In solitary confinement, the authorities refused him water for 18 days, which caused renal failure.
In the middle of February 2010, while he was in agony after more than 70 days of not eating, he was transferred to the hospital of the Combinado del Este Prison in Havana, where, according to what several ex-prisoners have stated, they did not have the conditions for adequate treatment.
Zapata Tamayo passed away on February 23, after 15 hours in the Hermanos Ameijeiras Hospital, where he had been taken the previous night, when his death was imminent. He was brought there to die, and not even in this circumstance could the political police deprive themselves of contempt. According to his mother, an official joked: “I have good news and bad news: the good news is that he’s now in the Ameijeiras Hospital; the bad news is that he’s dying.”

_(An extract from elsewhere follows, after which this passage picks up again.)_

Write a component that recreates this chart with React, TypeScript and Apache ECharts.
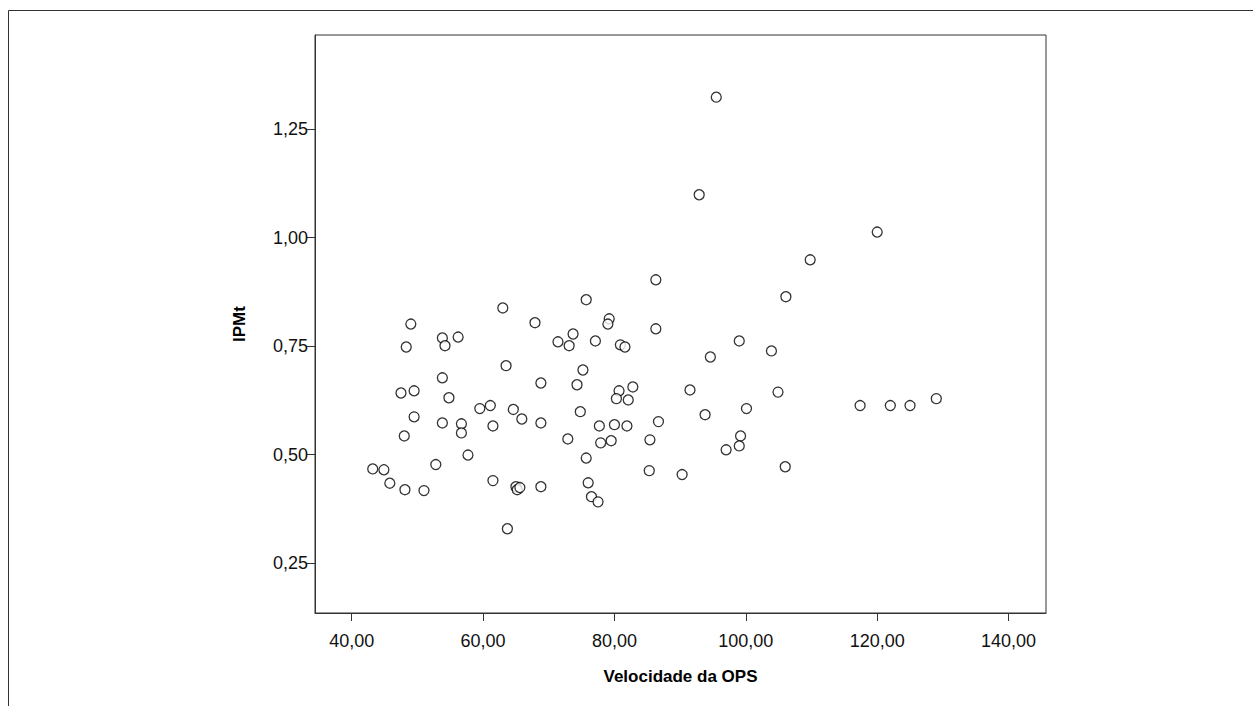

He was not invincible, the kind of illustrious prisoner the press likes to talk about. His story is not one of the libertarian who sees his ideals fulfilled. But this man who is now buried in the cemetery of La Güira represents something superior on a moral scale, something that surely approaches martyrdom. He was someone who was unyielding.
Ernesto Hernández Busto
*A first version of this article, without links and reduced by the inevitable 1300 words of the section “The fourth page,” was published today in El País.